I remember Go, Dog. Go! and One Fish Two Fish Red Fish Blue Fish from when I was five.

One Fish, Two Fish was the first book I could read on my own. I was taught to read by Buddy Newbury, Sgt. Newbury's wife who lived across the street on the base. He was away on TDY and she'd come over and read dinosaur books to me.

I think of her when I watch Mad Men. I went to her house once. The curtains were drawn in the afternoon. It was so dark. The ashtrays overflowed. She was obviously so trapped and depressed in that life. But I remember her smile, and her lipstick and her cat's eye glasses. And that she talked my mom into joining the Dr. Seuss book-of-the-month club for me.


Ginger - Aug 17, 2010 6:54:00 pm PDT #11972 of 28342
"It didn't taste good. It tasted soooo horrible. It tasted like....a vodka martini." - Matilda

My mother says I was born reading. I was what is called a "spontaneous reader." Sometime between 3 and 4, I put what my mother was reading and the marks on the page together. I think the first book I owned was The How and Why Wonderbook of Dinosaurs.

My mother read to us an hour a day and now she wonders why I have all these books.


brenda m - Aug 17, 2010 6:57:57 pm PDT #11973 of 28342
If you're going through hell/keep on going/don't slow down/keep your fear from showing/you might be gone/'fore the devil even knows you're there

The kid books that really stuck with me seem to be ones noone know. Island of the Skink. The Meanest Squirrel I Ever Met. (Both of which I still have. Also Wet Albert about a kid with a raincloud that followed him around. Which I do not still have, and which can't be google searched without a strong stomach.)

Go Dog Go! rocks though.


DavidS - Aug 17, 2010 6:59:26 pm PDT #11974 of 28342
"Look, son, if it's good enough for Shirley Bassey, it's good enough for you."

Go Dog Go! rocks though.

That party in the tree at the end is still my ideal party, narrowly beating out the party in Breakfast at Tiffany's.

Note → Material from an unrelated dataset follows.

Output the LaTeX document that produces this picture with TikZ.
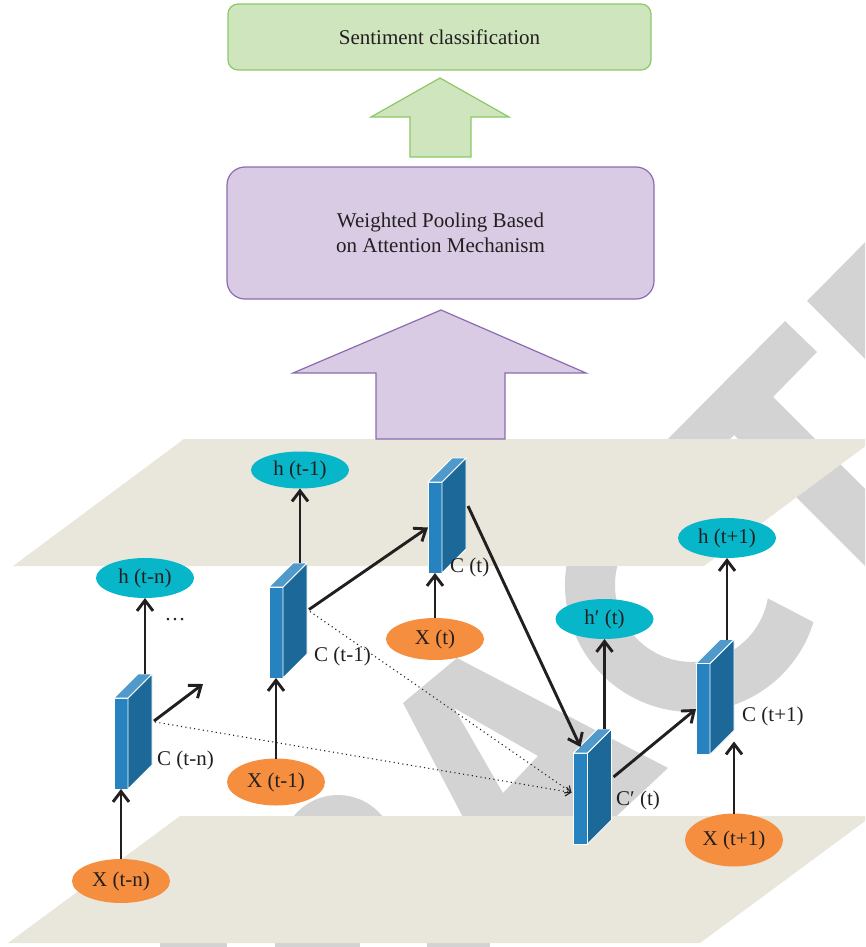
\documentclass[tikz,border=0pt]{standalone}
\usepackage{fontspec}
\setmainfont{Liberation Serif}
\usetikzlibrary{arrows.meta,shapes.geometric,calc}

\definecolor{ink}{HTML}{231F20}
\definecolor{wmark}{HTML}{D3D3D3}
\definecolor{planefill}{HTML}{E9E7DB}
\definecolor{greenfill}{HTML}{CFE5BD}
\definecolor{greenline}{HTML}{8CC866}
\definecolor{purplefill}{HTML}{D9CBE4}
\definecolor{purpleline}{HTML}{8B6BB1}
\definecolor{hcyan}{HTML}{07B6C9}
\definecolor{xorange}{HTML}{F68E40}
\definecolor{bfront}{HTML}{2683C0}
\definecolor{bside}{HTML}{1B6899}
\definecolor{btop}{HTML}{4F99CB}

% one memory cell drawn as a thin 3-D slab: front face is the node,
% side and top faces are added behind it
\newcommand\cellblock[2]{%
  \node[slab] (#1) at (#2) {};
  \filldraw[fill=bside, draw=white, line width=0.8pt]
    (#1.north east) -- ++(24,-24) -- ++(0,91) -- (#1.south east) -- cycle;
  \filldraw[fill=btop, draw=white, line width=0.8pt]
    (#1.north west) -- ++(24,-24) -- ++(14,0) -- (#1.north east) -- cycle;
  \coordinate (#1-top) at ($(#1.north)+(24,-24)$);
}

\begin{document}
\begin{tikzpicture}[x=1pt,y=-1pt,
  txt/.style={font=\fontsize{21}{25}\selectfont, text=ink},
  slab/.style={rectangle, draw=white, line width=0.8pt, fill=bfront,
    minimum width=14pt, minimum height=91pt, inner sep=0pt, outer sep=0pt},
  hnode/.style={ellipse, fill=hcyan, txt, minimum width=98pt,
    minimum height=40pt, inner sep=0pt, outer sep=0pt},
  xnode/.style={ellipse, fill=xorange, txt, minimum width=98pt,
    minimum height=44pt, inner sep=0pt, outer sep=0pt},
  lbl/.style={txt, anchor=west, inner sep=0pt},
  arr/.style={draw=ink, line width=2.9pt,
    -{Straight Barb[length=10.5pt,width=16pt]}},
  dotarr/.style={draw=ink, line width=1.1pt, dash pattern=on 1.1pt off 3.3pt,
    -{Straight Barb[length=5pt,width=9pt]}},
  plane/.style={fill=planefill},
  bigbox/.style={rectangle, txt, align=center, line width=1.2pt}
]
\useasboundingbox (0,0) rectangle (865,947);

% ---------- faint background lettering ----------
\begin{scope}
\clip (0,0) rectangle (865,947);
\fill[wmark] (900,207) -- (807,301) -- (900,394) -- cycle;
\fill[wmark] (785,321) -- (817,352) -- (773,397) -- (900,524) -- (900,601)
  -- (734,435) -- (689.75,479.25) -- (658.75,448.25) -- cycle;
\fill[wmark] ($(692,585)+(17:127)$) arc[start angle=17, end angle=300, radius=127]
  -- ($(692,585)+(300:77)$) arc[start angle=300, end angle=10, radius=77] -- cycle;
\fill[wmark, even odd rule] (403,703) -- (457,658) -- (668,768) -- (591,840)
  -- (475,840) -- cycle
  (454,708) -- (538,756) -- (503,793) -- cycle;
\fill[wmark] (338,852) circle[radius=57];
\fill[wmark] (160,943) rectangle (227,947);
\fill[wmark] (275,943) rectangle (360,947);
\fill[wmark] (427,943) rectangle (490,947);

% ---------- the two layers ----------
\fill[plane] (184,439) -- (875,439) -- (704,566) -- (13,566) -- cycle;
\fill[plane] (180,816) -- (872,816) -- (700,943) -- (8,943) -- cycle;
\end{scope}

% ---------- upper part: pooling and classification ----------
\filldraw[fill=purplefill, draw=purpleline, line width=1.2pt]
  (441,310) -- (586,373) -- (505,373) -- (505,439) -- (376,439)
  -- (376,373) -- (293,373) -- cycle;
\node[bigbox, fill=purplefill, draw=purpleline, rounded corners=18pt,
  minimum width=427pt, minimum height=132pt] (pool) at (440.5,233)
  {Weighted Pooling Based\\on Attention Mechanism};
\filldraw[fill=greenfill, draw=greenline, line width=1.2pt]
  (440,78) -- (509,117) -- (471,117) -- (471,157) -- (410,157)
  -- (410,117) -- (371,117) -- cycle;
\node[bigbox, fill=greenfill, draw=greenline, rounded corners=10pt,
  minimum width=423pt, minimum height=66pt] (sent) at (439.5,37)
  {Sentiment classification};

% ---------- cells ----------
\cellblock{ctn}{121,743.5}
\cellblock{ctm}{276,632.5}
\cellblock{ct}{435,527.5}
\cellblock{cpt}{580.5,798.5}
\cellblock{ctp}{703,709}

% ---------- inputs and hidden states ----------
\node[hnode] (htn) at (145,578) {h (t-n)};
\node[hnode, minimum height=37pt] (htm) at (300,470) {h (t-1)};
\node[hnode] (htp) at (727,538) {h (t+1)};
\node[hnode] (hpt) at (604.5,619) {h′ (t)};

\node[xnode, minimum height=42pt] (xt) at (435,639) {X (t)};
\node[xnode, minimum height=47pt] (xtm) at (276,782) {X (t-1)};
\node[xnode] (xtn) at (121,881) {X (t-n)};
\node[xnode, minimum height=53pt] (xtp) at (734,840) {X (t+1)};

% ---------- labels ----------
\node[lbl] (lctn) at (157,760) {C (t-n)};
\node[lbl] (lctm) at (314,656) {C (t-1)};
\node[lbl] (lct) at (450,567) {C (t)};
\node[lbl] (lcpt) at (616,800) {C′ (t)};
\node[lbl] (lctp) at (742,716) {C (t+1)};
\node[txt, inner sep=0pt] (dots) at (175,620) {…};

% ---------- connectors ----------
\coordinate (ctn-out) at ($(ctn.east)+(26,-22.5)$);
\coordinate (ctn-free) at (203,684);
\coordinate (ctm-out) at ($(ctm.east)+(26,-23)$);
\coordinate (ct-out) at ($(ct.east)+(26,-21.5)$);
\coordinate (cpt-out) at ($(cpt.east)+(26,-21.5)$);
\coordinate (cpt-in) at ($(cpt.north)+(0,-6)$);
\coordinate (cpt-dot) at ($(cpt.west)+(-2,-6)$);
\coordinate (ctp-in) at ($(ctp.south east)+(24,-13)$);

\draw[arr] (xtn) -- (ctn.south);
\draw[arr] (ctn-top) -- (htn);
\draw[arr] (ctn-out) -- (ctn-free);

\draw[arr] (xtm) -- (ctm.south);
\draw[arr] (ctm-top) -- (htm);
\draw[arr] (ctm-out) -- (ct.west);

\draw[arr] (xt) -- (ct.south);
\draw[arr] (ct-out) -- (cpt-in);

\draw[arr] (cpt-top) -- (hpt);
\draw[arr] (cpt-out) -- (ctp.west);

\draw[arr] (xtp) -- (ctp-in);
\draw[arr] (ctp-top) -- (htp);

\draw[dotarr] ($(ctn.east)+(27,-21.5)$) -- (cpt-dot);
\draw[dotarr] ($(ctm.east)+(27,-21)$) -- (cpt-dot);
\end{tikzpicture}
\end{document}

Consuela - Aug 17, 2010 7:15:03 pm PDT #11975 of 28342
We are Buffistas. This isn't our first apocalypse. -- Pix

I just bought Go Dog Go for my toddler niece, along with Are You My Mother?. It was fun to pass on the love.

... isn't it about time for Mockingjay to be out?

Megan, you should also be reading Scott Westerfeld for YA: his Uglies series is just excellent. I hear Leviathan is also good but it's for a younger audience. Also Graceling by Kristin Cashore was a big hit with my teenage niece.

And I really enjoyed Kenneth Oppel's two steampunky boys-own adventure novels, Airborn and Skybreaker. ... oh, neat, according to Amazon, he wrote a third! Excellent!


megan walker - Aug 17, 2010 7:41:41 pm PDT #11976 of 28342
"What kind of magical sunshine and lollipop world do you live in? Because you need to be medicated."-SFist

Megan, you should also be reading Scott Westerfeld for YA: his Uglies series is just excellent.

Yes. Also because my niece likes them. I'm so glad she's on Goodreads so I know what she likes and what she's already read.

Mockingjay is out next week I think.


megan walker - Aug 17, 2010 7:45:53 pm PDT #11977 of 28342
"What kind of magical sunshine and lollipop world do you live in? Because you need to be medicated."-SFist

BTW, Consuela, thanks for the TWTWB recommendation way back when. Very fun.